** Start INFORMATION PROVIDED **

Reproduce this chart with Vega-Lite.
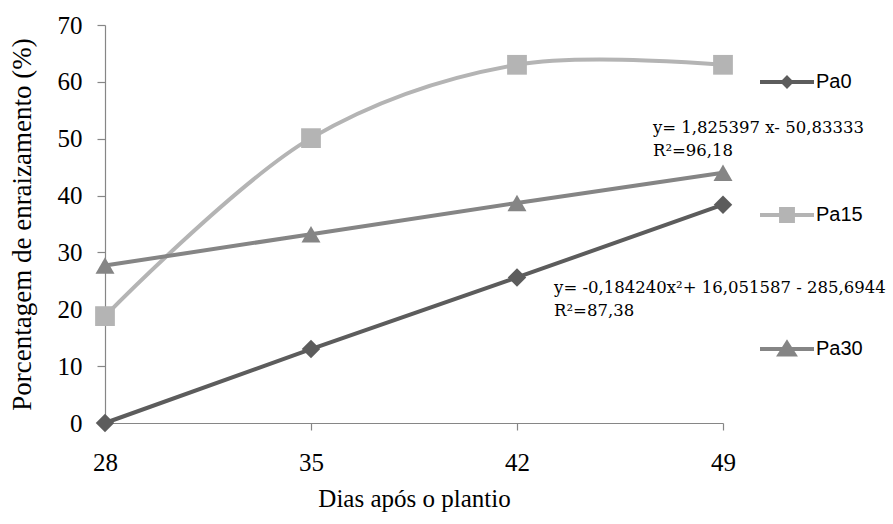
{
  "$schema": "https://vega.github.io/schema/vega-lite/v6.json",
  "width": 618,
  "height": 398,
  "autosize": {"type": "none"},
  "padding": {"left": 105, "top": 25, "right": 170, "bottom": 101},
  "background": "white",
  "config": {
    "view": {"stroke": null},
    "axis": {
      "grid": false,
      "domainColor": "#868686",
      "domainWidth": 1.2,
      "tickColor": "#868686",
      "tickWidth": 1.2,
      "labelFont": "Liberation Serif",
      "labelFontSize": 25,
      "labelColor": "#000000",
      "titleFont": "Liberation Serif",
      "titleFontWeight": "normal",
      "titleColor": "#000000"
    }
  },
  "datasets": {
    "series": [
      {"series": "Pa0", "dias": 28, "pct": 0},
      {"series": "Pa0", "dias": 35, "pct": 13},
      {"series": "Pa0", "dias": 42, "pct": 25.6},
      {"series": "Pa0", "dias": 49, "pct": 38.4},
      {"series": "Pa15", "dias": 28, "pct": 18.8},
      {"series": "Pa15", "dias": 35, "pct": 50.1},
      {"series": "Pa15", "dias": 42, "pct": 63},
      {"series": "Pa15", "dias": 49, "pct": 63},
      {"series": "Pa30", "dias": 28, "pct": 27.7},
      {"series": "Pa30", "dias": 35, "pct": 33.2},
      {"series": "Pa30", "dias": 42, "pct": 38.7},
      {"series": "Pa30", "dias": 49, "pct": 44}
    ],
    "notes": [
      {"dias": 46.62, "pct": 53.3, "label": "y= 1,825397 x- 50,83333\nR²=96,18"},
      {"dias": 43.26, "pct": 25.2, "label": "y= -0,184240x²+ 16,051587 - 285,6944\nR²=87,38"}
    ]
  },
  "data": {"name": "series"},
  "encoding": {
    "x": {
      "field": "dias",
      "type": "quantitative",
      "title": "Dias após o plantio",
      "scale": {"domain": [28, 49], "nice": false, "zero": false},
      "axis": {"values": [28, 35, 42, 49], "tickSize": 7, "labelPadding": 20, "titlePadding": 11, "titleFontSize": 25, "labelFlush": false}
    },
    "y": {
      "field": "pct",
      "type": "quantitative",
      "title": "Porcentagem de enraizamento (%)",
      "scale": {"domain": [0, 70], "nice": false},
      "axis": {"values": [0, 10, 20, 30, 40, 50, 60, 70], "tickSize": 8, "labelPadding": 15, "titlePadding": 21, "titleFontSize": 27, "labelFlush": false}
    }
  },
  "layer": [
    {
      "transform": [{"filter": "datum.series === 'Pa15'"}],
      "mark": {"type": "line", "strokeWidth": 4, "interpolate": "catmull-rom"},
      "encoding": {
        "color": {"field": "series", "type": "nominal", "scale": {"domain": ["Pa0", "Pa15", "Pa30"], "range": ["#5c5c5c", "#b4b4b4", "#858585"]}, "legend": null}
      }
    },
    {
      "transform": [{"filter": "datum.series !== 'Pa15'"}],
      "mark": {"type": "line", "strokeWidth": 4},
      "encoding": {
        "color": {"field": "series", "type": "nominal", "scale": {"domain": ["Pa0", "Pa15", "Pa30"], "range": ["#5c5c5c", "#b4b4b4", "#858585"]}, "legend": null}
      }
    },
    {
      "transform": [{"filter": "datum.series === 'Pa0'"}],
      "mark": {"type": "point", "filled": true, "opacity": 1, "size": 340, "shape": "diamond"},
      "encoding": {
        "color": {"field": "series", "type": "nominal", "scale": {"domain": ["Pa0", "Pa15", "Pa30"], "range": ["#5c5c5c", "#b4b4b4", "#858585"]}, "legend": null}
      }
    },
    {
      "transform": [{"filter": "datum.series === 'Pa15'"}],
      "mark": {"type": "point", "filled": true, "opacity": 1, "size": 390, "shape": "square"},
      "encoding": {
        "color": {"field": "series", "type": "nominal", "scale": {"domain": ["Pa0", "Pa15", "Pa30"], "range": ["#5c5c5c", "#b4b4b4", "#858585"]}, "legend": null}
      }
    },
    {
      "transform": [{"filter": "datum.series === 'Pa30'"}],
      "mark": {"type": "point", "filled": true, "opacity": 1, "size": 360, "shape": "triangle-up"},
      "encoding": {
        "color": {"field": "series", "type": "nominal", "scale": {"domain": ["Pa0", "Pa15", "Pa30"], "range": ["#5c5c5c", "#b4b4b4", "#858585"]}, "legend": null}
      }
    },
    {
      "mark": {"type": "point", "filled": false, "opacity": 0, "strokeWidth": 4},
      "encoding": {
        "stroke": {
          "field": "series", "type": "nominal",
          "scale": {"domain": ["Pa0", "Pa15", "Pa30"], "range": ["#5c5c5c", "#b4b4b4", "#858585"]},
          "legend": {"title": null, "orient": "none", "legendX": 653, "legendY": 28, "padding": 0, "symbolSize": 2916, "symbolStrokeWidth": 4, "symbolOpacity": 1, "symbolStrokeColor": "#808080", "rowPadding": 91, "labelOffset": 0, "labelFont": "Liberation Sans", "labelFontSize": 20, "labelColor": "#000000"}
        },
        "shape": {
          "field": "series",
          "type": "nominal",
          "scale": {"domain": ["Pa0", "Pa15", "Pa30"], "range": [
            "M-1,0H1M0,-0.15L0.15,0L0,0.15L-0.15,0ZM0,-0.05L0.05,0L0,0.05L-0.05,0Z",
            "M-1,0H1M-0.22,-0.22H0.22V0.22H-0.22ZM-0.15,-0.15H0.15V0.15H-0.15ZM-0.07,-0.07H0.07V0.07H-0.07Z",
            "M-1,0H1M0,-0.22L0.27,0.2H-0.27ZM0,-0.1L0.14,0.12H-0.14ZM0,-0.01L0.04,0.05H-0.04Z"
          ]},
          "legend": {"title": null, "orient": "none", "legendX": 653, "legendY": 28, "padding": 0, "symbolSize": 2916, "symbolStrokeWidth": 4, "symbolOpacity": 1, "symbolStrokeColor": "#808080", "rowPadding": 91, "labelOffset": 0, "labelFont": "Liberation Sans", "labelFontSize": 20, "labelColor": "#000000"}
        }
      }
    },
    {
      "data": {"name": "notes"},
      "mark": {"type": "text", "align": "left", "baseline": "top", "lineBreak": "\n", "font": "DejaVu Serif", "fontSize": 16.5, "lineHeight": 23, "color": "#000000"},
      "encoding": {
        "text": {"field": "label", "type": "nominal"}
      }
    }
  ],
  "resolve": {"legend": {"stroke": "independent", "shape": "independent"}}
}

** End INFORMATION PROVIDED **

PROBLEM DESCRIPTION =
Without the pictures, repeat the listing above exactly.

ANSWER BELOW =
Reproduce this chart with Vega-Lite.
{
  "$schema": "https://vega.github.io/schema/vega-lite/v6.json",
  "width": 618,
  "height": 398,
  "autosize": {"type": "none"},
  "padding": {"left": 105, "top": 25, "right": 170, "bottom": 101},
  "background": "white",
  "config": {
    "view": {"stroke": null},
    "axis": {
      "grid": false,
      "domainColor": "#868686",
      "domainWidth": 1.2,
      "tickColor": "#868686",
      "tickWidth": 1.2,
      "labelFont": "Liberation Serif",
      "labelFontSize": 25,
      "labelColor": "#000000",
      "titleFont": "Liberation Serif",
      "titleFontWeight": "normal",
      "titleColor": "#000000"
    }
  },
  "datasets": {
    "series": [
      {"series": "Pa0", "dias": 28, "pct": 0},
      {"series": "Pa0", "dias": 35, "pct": 13},
      {"series": "Pa0", "dias": 42, "pct": 25.6},
      {"series": "Pa0", "dias": 49, "pct": 38.4},
      {"series": "Pa15", "dias": 28, "pct": 18.8},
      {"series": "Pa15", "dias": 35, "pct": 50.1},
      {"series": "Pa15", "dias": 42, "pct": 63},
      {"series": "Pa15", "dias": 49, "pct": 63},
      {"series": "Pa30", "dias": 28, "pct": 27.7},
      {"series": "Pa30", "dias": 35, "pct": 33.2},
      {"series": "Pa30", "dias": 42, "pct": 38.7},
      {"series": "Pa30", "dias": 49, "pct": 44}
    ],
    "notes": [
      {"dias": 46.62, "pct": 53.3, "label": "y= 1,825397 x- 50,83333\nR²=96,18"},
      {"dias": 43.26, "pct": 25.2, "label": "y= -0,184240x²+ 16,051587 - 285,6944\nR²=87,38"}
    ]
  },
  "data": {"name": "series"},
  "encoding": {
    "x": {
      "field": "dias",
      "type": "quantitative",
      "title": "Dias após o plantio",
      "scale": {"domain": [28, 49], "nice": false, "zero": false},
      "axis": {"values": [28, 35, 42, 49], "tickSize": 7, "labelPadding": 20, "titlePadding": 11, "titleFontSize": 25, "labelFlush": false}
    },
    "y": {
      "field": "pct",
      "type": "quantitative",
      "title": "Porcentagem de enraizamento (%)",
      "scale": {"domain": [0, 70], "nice": false},
      "axis": {"values": [0, 10, 20, 30, 40, 50, 60, 70], "tickSize": 8, "labelPadding": 15, "titlePadding": 21, "titleFontSize": 27, "labelFlush": false}
    }
  },
  "layer": [
    {
      "transform": [{"filter": "datum.series === 'Pa15'"}],
      "mark": {"type": "line", "strokeWidth": 4, "interpolate": "catmull-rom"},
      "encoding": {
        "color": {"field": "series", "type": "nominal", "scale": {"domain": ["Pa0", "Pa15", "Pa30"], "range": ["#5c5c5c", "#b4b4b4", "#858585"]}, "legend": null}
      }
    },
    {
      "transform": [{"filter": "datum.series !== 'Pa15'"}],
      "mark": {"type": "line", "strokeWidth": 4},
      "encoding": {
        "color": {"field": "series", "type": "nominal", "scale": {"domain": ["Pa0", "Pa15", "Pa30"], "range": ["#5c5c5c", "#b4b4b4", "#858585"]}, "legend": null}
      }
    },
    {
      "transform": [{"filter": "datum.series === 'Pa0'"}],
      "mark": {"type": "point", "filled": true, "opacity": 1, "size": 340, "shape": "diamond"},
      "encoding": {
        "color": {"field": "series", "type": "nominal", "scale": {"domain": ["Pa0", "Pa15", "Pa30"], "range": ["#5c5c5c", "#b4b4b4", "#858585"]}, "legend": null}
      }
    },
    {
      "transform": [{"filter": "datum.series === 'Pa15'"}],
      "mark": {"type": "point", "filled": true, "opacity": 1, "size": 390, "shape": "square"},
      "encoding": {
        "color": {"field": "series", "type": "nominal", "scale": {"domain": ["Pa0", "Pa15", "Pa30"], "range": ["#5c5c5c", "#b4b4b4", "#858585"]}, "legend": null}
      }
    },
    {
      "transform": [{"filter": "datum.series === 'Pa30'"}],
      "mark": {"type": "point", "filled": true, "opacity": 1, "size": 360, "shape": "triangle-up"},
      "encoding": {
        "color": {"field": "series", "type": "nominal", "scale": {"domain": ["Pa0", "Pa15", "Pa30"], "range": ["#5c5c5c", "#b4b4b4", "#858585"]}, "legend": null}
      }
    },
    {
      "mark": {"type": "point", "filled": false, "opacity": 0, "strokeWidth": 4},
      "encoding": {
        "stroke": {
          "field": "series", "type": "nominal",
          "scale": {"domain": ["Pa0", "Pa15", "Pa30"], "range": ["#5c5c5c", "#b4b4b4", "#858585"]},
          "legend": {"title": null, "orient": "none", "legendX": 653, "legendY": 28, "padding": 0, "symbolSize": 2916, "symbolStrokeWidth": 4, "symbolOpacity": 1, "symbolStrokeColor": "#808080", "rowPadding": 91, "labelOffset": 0, "labelFont": "Liberation Sans", "labelFontSize": 20, "labelColor": "#000000"}
        },
        "shape": {
          "field": "series",
          "type": "nominal",
          "scale": {"domain": ["Pa0", "Pa15", "Pa30"], "range": [
            "M-1,0H1M0,-0.15L0.15,0L0,0.15L-0.15,0ZM0,-0.05L0.05,0L0,0.05L-0.05,0Z",
            "M-1,0H1M-0.22,-0.22H0.22V0.22H-0.22ZM-0.15,-0.15H0.15V0.15H-0.15ZM-0.07,-0.07H0.07V0.07H-0.07Z",
            "M-1,0H1M0,-0.22L0.27,0.2H-0.27ZM0,-0.1L0.14,0.12H-0.14ZM0,-0.01L0.04,0.05H-0.04Z"
          ]},
          "legend": {"title": null, "orient": "none", "legendX": 653, "legendY": 28, "padding": 0, "symbolSize": 2916, "symbolStrokeWidth": 4, "symbolOpacity": 1, "symbolStrokeColor": "#808080", "rowPadding": 91, "labelOffset": 0, "labelFont": "Liberation Sans", "labelFontSize": 20, "labelColor": "#000000"}
        }
      }
    },
    {
      "data": {"name": "notes"},
      "mark": {"type": "text", "align": "left", "baseline": "top", "lineBreak": "\n", "font": "DejaVu Serif", "fontSize": 16.5, "lineHeight": 23, "color": "#000000"},
      "encoding": {
        "text": {"field": "label", "type": "nominal"}
      }
    }
  ],
  "resolve": {"legend": {"stroke": "independent", "shape": "independent"}}
}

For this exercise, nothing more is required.